EXERCISE GOAL: Please say how many lines of the listing hold "Generate", with no other words in the answer.

## Start EXCERPTED RECORDS

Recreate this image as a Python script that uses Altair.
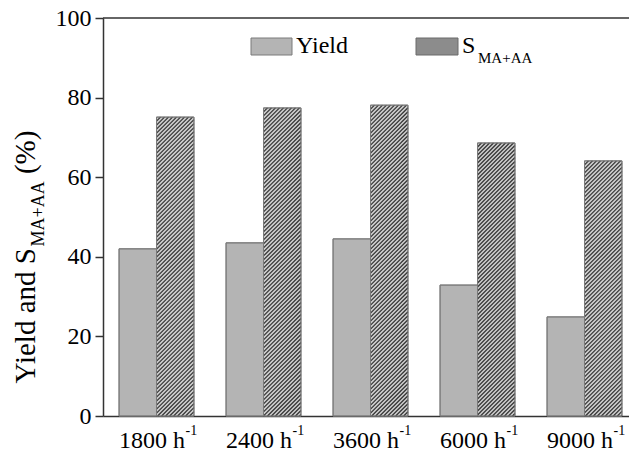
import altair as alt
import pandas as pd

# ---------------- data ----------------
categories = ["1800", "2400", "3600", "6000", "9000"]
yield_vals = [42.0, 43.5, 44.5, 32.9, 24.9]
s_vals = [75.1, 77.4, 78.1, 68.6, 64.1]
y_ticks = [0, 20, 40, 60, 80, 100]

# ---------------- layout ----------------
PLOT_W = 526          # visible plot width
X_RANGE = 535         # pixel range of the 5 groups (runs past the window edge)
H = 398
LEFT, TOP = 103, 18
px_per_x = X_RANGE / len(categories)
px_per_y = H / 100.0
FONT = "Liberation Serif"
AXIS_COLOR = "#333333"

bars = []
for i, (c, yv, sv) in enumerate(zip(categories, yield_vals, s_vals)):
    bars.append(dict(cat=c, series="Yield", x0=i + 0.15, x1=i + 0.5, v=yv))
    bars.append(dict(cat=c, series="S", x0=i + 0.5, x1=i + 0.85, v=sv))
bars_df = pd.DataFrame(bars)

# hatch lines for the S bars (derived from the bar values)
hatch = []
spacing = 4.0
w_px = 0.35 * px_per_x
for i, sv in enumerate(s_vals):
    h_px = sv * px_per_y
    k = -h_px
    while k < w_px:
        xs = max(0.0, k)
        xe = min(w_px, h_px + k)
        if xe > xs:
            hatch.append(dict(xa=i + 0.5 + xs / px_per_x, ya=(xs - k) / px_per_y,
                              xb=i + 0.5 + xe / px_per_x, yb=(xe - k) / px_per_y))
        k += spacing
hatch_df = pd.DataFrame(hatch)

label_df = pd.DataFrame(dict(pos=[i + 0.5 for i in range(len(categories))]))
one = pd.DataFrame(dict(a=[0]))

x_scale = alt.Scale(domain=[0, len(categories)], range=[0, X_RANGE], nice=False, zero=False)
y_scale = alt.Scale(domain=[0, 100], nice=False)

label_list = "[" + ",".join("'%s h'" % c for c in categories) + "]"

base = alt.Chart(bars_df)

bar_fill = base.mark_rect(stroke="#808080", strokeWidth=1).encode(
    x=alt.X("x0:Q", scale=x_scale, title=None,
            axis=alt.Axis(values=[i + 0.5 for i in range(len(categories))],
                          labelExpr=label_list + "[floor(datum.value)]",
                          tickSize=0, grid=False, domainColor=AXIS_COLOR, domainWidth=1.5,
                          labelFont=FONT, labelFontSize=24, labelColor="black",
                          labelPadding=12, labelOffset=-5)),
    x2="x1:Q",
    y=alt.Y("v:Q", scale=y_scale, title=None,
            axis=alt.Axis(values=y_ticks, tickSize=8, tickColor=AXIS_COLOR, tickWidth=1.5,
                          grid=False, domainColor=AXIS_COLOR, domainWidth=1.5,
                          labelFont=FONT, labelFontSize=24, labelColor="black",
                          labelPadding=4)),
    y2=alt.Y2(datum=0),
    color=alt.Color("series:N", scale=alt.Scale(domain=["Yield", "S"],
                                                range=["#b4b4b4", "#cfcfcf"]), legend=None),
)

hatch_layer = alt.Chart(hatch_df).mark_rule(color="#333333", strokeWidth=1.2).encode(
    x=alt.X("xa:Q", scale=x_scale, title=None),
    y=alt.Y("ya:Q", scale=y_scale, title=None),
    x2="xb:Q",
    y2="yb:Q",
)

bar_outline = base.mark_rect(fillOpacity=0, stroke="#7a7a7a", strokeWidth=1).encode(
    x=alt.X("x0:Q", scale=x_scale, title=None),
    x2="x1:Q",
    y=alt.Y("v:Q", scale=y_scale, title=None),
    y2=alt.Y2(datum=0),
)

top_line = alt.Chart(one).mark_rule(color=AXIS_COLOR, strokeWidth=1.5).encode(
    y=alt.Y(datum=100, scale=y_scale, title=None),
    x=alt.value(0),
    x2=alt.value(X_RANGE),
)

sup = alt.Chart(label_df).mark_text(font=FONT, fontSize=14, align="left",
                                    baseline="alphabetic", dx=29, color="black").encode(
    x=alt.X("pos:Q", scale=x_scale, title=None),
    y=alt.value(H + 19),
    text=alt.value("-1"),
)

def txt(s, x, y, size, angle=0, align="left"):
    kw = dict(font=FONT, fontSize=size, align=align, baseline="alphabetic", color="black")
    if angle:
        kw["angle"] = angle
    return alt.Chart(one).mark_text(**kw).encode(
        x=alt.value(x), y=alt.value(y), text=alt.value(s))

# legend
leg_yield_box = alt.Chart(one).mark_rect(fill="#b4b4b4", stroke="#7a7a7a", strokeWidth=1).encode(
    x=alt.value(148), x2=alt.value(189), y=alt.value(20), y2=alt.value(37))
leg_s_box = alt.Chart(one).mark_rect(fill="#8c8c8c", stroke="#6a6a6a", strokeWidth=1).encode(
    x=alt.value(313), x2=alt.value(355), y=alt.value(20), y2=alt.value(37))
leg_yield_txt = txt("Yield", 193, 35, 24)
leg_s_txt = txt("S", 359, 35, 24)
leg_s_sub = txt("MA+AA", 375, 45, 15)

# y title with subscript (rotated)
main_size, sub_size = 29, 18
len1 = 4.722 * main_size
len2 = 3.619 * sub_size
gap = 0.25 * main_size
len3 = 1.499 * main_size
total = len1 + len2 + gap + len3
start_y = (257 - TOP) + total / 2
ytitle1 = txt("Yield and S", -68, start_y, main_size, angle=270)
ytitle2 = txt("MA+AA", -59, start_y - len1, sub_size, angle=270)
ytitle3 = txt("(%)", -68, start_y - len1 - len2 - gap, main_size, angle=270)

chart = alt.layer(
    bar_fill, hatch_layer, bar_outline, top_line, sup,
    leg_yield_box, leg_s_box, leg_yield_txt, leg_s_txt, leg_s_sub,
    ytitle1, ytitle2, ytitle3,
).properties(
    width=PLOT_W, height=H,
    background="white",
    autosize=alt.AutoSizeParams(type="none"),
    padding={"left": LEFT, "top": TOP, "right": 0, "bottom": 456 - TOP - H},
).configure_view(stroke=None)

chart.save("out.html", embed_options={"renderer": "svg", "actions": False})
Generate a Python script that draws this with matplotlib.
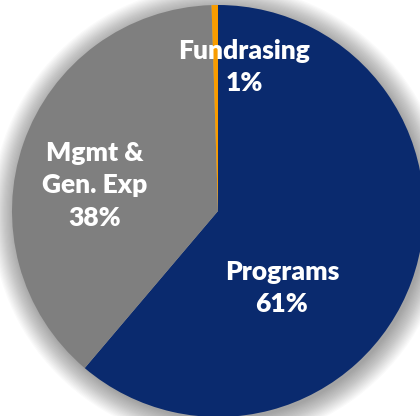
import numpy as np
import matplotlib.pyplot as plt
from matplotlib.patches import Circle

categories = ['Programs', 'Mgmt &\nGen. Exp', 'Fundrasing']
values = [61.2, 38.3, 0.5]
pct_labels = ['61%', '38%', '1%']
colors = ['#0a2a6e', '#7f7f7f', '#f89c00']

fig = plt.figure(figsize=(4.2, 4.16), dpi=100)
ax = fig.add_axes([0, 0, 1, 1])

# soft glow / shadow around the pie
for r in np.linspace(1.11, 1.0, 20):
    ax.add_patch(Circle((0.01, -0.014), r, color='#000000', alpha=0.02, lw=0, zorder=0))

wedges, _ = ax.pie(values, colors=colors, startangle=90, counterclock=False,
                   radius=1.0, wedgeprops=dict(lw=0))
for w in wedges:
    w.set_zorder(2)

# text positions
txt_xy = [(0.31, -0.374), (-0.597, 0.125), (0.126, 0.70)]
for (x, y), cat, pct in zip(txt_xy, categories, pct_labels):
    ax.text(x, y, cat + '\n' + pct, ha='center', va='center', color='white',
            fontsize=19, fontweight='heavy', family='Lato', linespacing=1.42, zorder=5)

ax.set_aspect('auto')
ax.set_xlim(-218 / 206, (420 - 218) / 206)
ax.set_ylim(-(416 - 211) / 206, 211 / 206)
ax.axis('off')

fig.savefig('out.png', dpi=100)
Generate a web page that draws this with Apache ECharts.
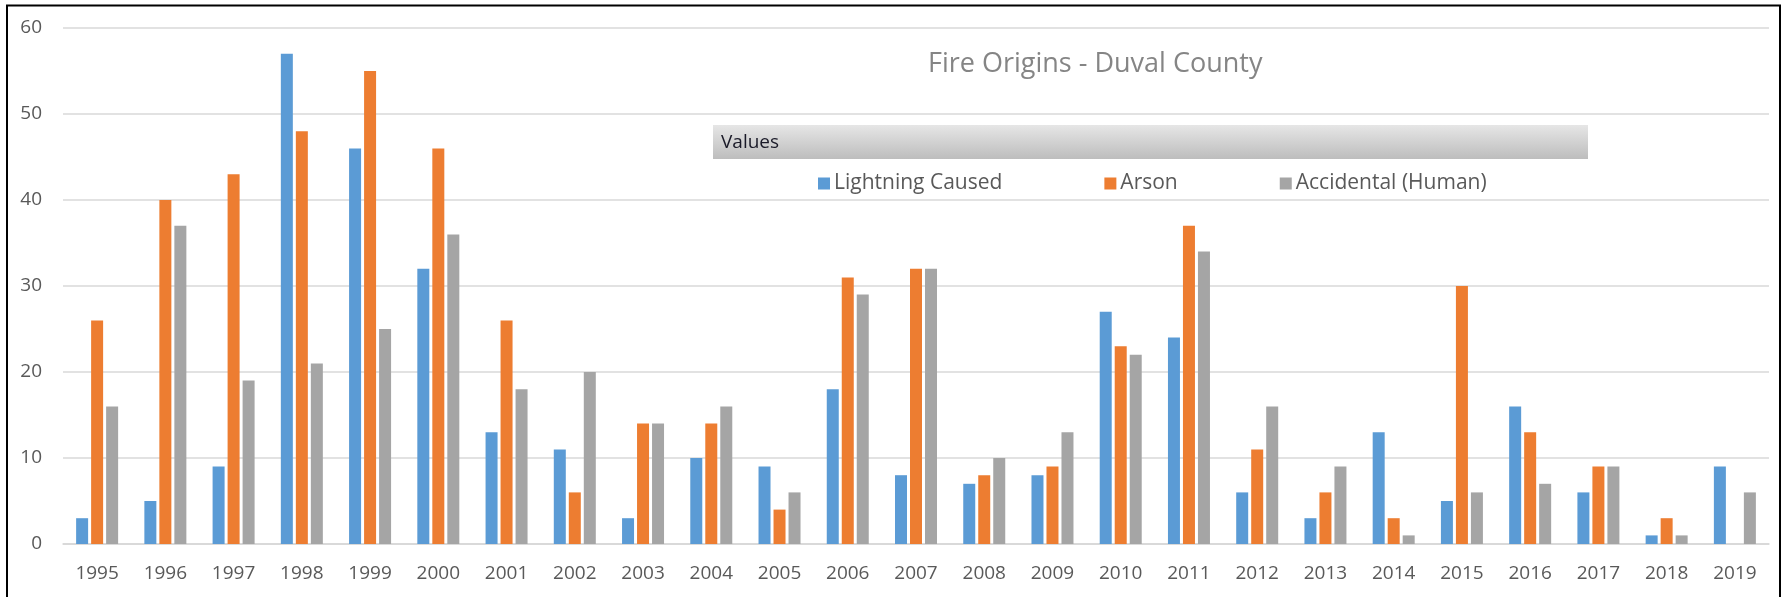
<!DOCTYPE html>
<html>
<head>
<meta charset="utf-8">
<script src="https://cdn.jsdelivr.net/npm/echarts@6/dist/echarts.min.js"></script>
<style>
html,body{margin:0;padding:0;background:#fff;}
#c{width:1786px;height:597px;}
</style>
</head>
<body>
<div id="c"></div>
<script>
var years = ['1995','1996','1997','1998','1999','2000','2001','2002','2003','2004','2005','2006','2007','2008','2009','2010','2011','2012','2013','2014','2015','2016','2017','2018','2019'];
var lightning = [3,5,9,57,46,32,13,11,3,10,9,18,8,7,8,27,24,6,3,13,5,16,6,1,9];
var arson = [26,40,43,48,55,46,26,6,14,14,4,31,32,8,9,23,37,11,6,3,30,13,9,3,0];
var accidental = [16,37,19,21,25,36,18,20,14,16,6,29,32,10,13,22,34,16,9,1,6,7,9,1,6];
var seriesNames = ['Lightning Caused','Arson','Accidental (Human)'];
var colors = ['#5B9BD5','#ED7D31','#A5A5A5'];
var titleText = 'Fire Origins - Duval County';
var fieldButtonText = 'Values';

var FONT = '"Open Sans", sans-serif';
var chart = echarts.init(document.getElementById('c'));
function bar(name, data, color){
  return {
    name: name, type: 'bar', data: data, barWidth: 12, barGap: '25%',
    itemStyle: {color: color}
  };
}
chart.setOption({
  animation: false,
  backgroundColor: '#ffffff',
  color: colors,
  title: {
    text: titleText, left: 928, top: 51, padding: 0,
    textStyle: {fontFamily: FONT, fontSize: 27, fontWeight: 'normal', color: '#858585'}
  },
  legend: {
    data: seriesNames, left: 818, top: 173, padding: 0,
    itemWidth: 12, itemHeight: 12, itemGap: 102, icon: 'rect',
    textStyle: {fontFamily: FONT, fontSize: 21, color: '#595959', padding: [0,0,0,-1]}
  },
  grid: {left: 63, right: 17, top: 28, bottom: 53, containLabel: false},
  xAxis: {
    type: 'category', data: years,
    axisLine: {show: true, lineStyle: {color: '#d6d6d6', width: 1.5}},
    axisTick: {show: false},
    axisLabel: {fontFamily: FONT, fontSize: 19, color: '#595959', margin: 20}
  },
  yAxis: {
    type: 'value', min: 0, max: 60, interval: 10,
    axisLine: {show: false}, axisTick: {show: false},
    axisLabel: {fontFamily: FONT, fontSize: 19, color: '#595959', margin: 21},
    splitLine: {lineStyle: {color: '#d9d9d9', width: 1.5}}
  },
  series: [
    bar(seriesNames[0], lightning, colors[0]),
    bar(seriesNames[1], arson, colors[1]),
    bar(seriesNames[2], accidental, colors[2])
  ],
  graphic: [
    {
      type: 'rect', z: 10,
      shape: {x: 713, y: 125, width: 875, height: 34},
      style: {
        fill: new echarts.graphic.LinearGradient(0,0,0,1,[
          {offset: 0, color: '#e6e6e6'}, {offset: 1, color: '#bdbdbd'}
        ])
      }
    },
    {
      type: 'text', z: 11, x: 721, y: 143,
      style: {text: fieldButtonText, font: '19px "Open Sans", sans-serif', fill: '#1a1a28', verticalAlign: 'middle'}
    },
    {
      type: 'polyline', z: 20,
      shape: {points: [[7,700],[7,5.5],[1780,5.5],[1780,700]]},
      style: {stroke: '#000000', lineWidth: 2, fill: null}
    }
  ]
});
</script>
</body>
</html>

## End EXCERPTED RECORDS

RESPONSE TO THIS EXERCISE: 2